Si intitola "Hallelujah: Leonard Cohen, a journey, a song": è il documentario di Daniel Geller e Dayna Goldfin che racconta la storia di una delle canzoni più amate, reinterpretate (e fraintese) degli ultimi decenni. Il film è stato presentato oggi in anteprima alla Festa del Cinema di Venezia, con i due autori che raccontano di avere usato immagini d'archivio mai viste prima e note personali della vita di Leonard Cohen: "L'idea iniziale era ricostruire la genesi di questo pezzo, lavorare sui materiali dell'epoca e mettere in luce gli aspetti più profondi di Hallelujah".
Non è la prima volta che viene raccontata la tormentata storia della canzone, usata tanto al cinema quanto in TV, come brano natalizio, sacro, per matrimoni e funerali indifferemente. Nek 2013 se ne occupò il giornalista Alan Light nel libro “The Holy or the Broken: Leonard Cohen, Jeff Buckley, and the Unlikely Ascent of “Hallelujah”. Ecco, in sintesi, la storia di una canzone spesso incompresa.
Leonard Cohen e "Hallelujah"
Il documentario sembra focalizzarsi su Cohen, che la scrisse nei primi anni '80, con molta fatica: si racconta che compose decine e decine di strofe, arrivando a sbattere la testa sul pavimento dalla frustrazione. La canzone venne quindi inclusa nel 1984 in “Various positions”, sua prima uscita dopo lungo tempo.
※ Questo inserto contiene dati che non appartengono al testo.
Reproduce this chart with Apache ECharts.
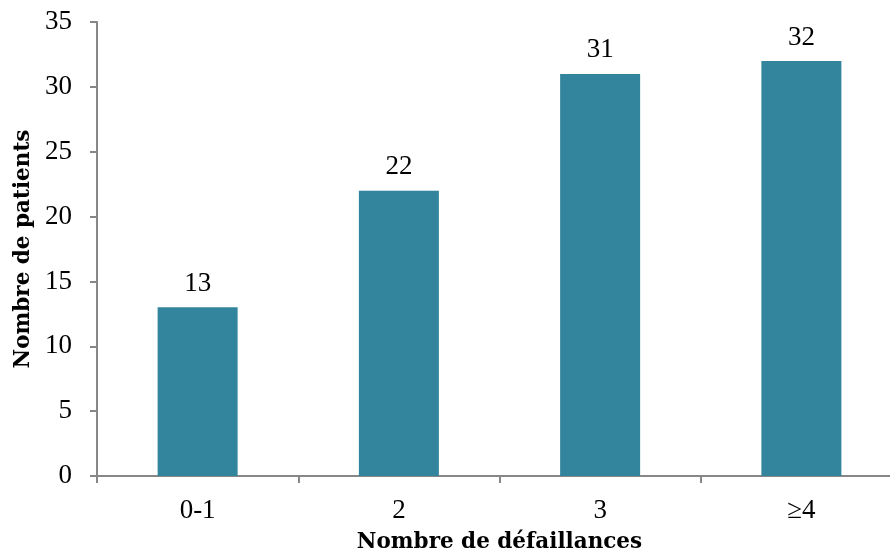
<!DOCTYPE html>
<html><head><meta charset="utf-8">
<script src="https://cdn.jsdelivr.net/npm/echarts@6/dist/echarts.min.js"></script>
<style>html,body{margin:0;padding:0;background:#fff;overflow:hidden}#c{width:890px;height:551px}</style>
</head><body><div id="c"></div>
<script>
const categories = ['0-1', '2', '3', '≥4'];
const patients = [13, 22, 31, 32];
const yTicks = { min: 0, max: 35, interval: 5 };
const xTitle = 'Nombre de défaillances';
const yTitle = 'Nombre de patients';

const numFont = 'Liberation Serif';
const titleFont = 'DejaVu Serif';
const axisColor = '#878787';

const chart = echarts.init(document.getElementById('c'), null, { renderer: 'canvas' });
chart.setOption({
  animation: false,
  grid: { left: 97, width: 805, top: 22, bottom: 75, containLabel: false, outerBoundsMode: 'none' },
  xAxis: {
    type: 'category',
    data: categories,
    boundaryGap: true,
    axisLine: { lineStyle: { color: axisColor, width: 2 } },
    axisTick: { show: true, length: 7, alignWithLabel: false, lineStyle: { color: axisColor, width: 2 } },
    axisLabel: { color: '#000', fontFamily: numFont, fontSize: 27, margin: 21 },
    name: xTitle,
    nameLocation: 'middle',
    nameGap: 55,
    nameTextStyle: { color: '#000', fontFamily: titleFont, fontWeight: 'bold', fontSize: 21.5 }
  },
  yAxis: {
    type: 'value',
    min: yTicks.min, max: yTicks.max, interval: yTicks.interval,
    splitLine: { show: false },
    axisLine: { show: true, lineStyle: { color: axisColor, width: 2 } },
    axisTick: { show: true, length: 7, lineStyle: { color: axisColor, width: 2 } },
    axisLabel: { color: '#000', fontFamily: numFont, fontSize: 27, margin: 25 },
    name: yTitle,
    nameLocation: 'middle',
    nameGap: 62,
    nameRotate: 90,
    nameTextStyle: { color: '#000', fontFamily: titleFont, fontWeight: 'bold', fontSize: 21.5 }
  },
  series: [{
    type: 'bar',
    data: patients,
    barWidth: 80,
    itemStyle: { color: '#32859C' },
    label: { show: true, position: 'top', distance: 10, color: '#000', fontFamily: numFont, fontSize: 27 }
  }]
});
</script></body></html>
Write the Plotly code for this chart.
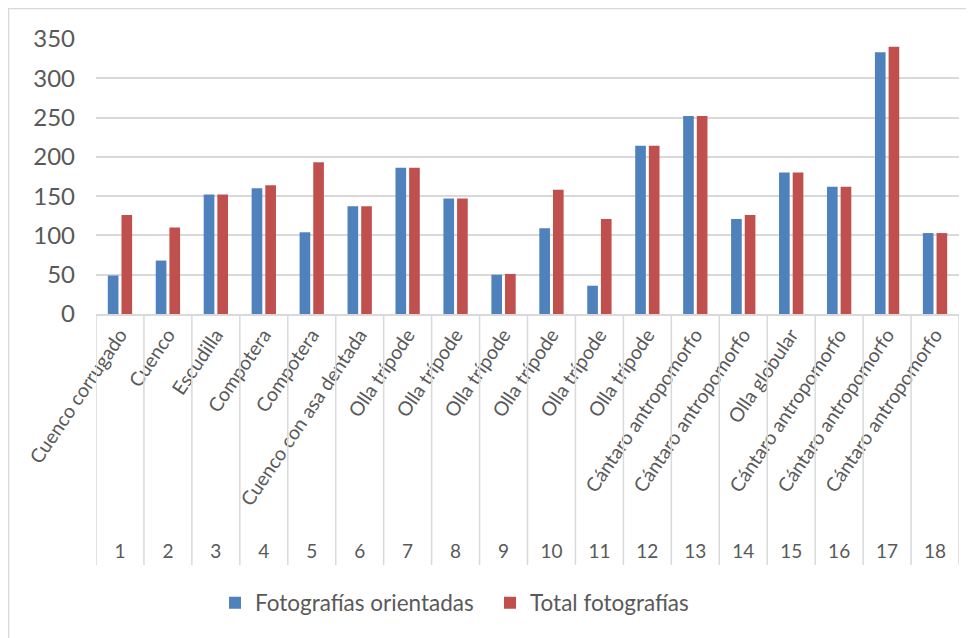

Ma passò inizialmente inosservata: la CBS, etichetta di Cohen, addirittra si rifiutò di pubblicare il disco negli Stati Uniti perché era troppo lontano dal suono classico del cantautore, che faceva grande uso di sintetizzatori.
Venne ripresa dal vivo da Bob Dylan, ma anche questa versione passò quasi inosservata. Cohen raccontò che il collega gli chiese quanto ci avesse messo a scriverla: “Gli dissi un paio anni, ma mentii perché ci misi molto di più. Io gli chiesi di una sua canzone, ‘I and I’, e lui mi disse di averla scritta in 15 minuti".
Cohen non ha ha mai voluto entrare troppo nel dettaglio del significato del brano, ma “Hallelujah”, nelle sue varie versioni unisce il sacro e il profano: riferimenti biblici (La storia di Re Davide e Betsabea, la citazione di Sansone) a scene molto prosaiche e sensuali (“But remember, when I moved in you/And the holy dove was moving too /And every breath we drew was Hallelujah”, presente nella versione di Cale/Buckley),
La nuova vita di "Hallelujah", da John Cale a Jeff Buckley
La canzone ha infatti diverse versioni e la sua riscoperta iniziò nel 1991, quando l’ex-Velvet Underground John Cale la sentì cantare ad un concerto di Cohen, se ne innamorò, e lo contattò per avere il testo. Cohen rispose con un lunghissimo fax, con molti dei versi inediti scritti e mai utilizzati: Cale la reincise per l’album tributo “I’m Your Fan”, usando alcuni di questi versi inediti, in una versione quindi diversa. Fu di questa versione che che si innamorò Jeff Buckley, che la incise per “Grace” (1994), rendendola popolare. Qualche anno dopo la versione di Buckley comparve ripetutamente in "The O.C.: il teen drama la la fece conoscere ad una nuova generazione di ascoltatori. Fu una delle tante riscoperte del brano, grazie a TV e cinema.
Le versioni più note (e quelle italiane)
Molto amata anche quella Rufus Wainwright per “Shrek” nel 2001, a cui venne chiesto di incidere una versione nell'impossibilità di usare quella di John Cale.
Innumerevoli le cover, da Bono a Bon Jovi, a k.d. lang, Willie Nelsonm Neil Diamond, Damien Rice Justin Timberlake. Per non parlare di quante volte è stata cantat nei talent: diventò il singolo di Natale in Inghilterra nel 2008, vendendo 105mila copie in una settimana quando ad X Factor UK Alexandra Burke la scelse come suo brano per la finale, che vinse.
Tra le versioni italiane, la prima è probabilmente qualla Baccini l’ha tradotta in italiano quasi 20 anni fa come “Shrek Alleluia”, trasformandola in un racconto sul film. Più nota è quella di Elisa, incisa per "Lotus" nel 2006. In Italia è stata cantata da cantanti con diversa provenienza, da Giulio Casale a Cristina D’Avena, che l’ha incisa per il suo album “Magia di Natale” (2014). Recentemente è stata incisa da Andrea Bocelli (qua l'intervista di Rockol), e cantatata Ermal Meta a a “Musica che unisce”, la scorsa primavera.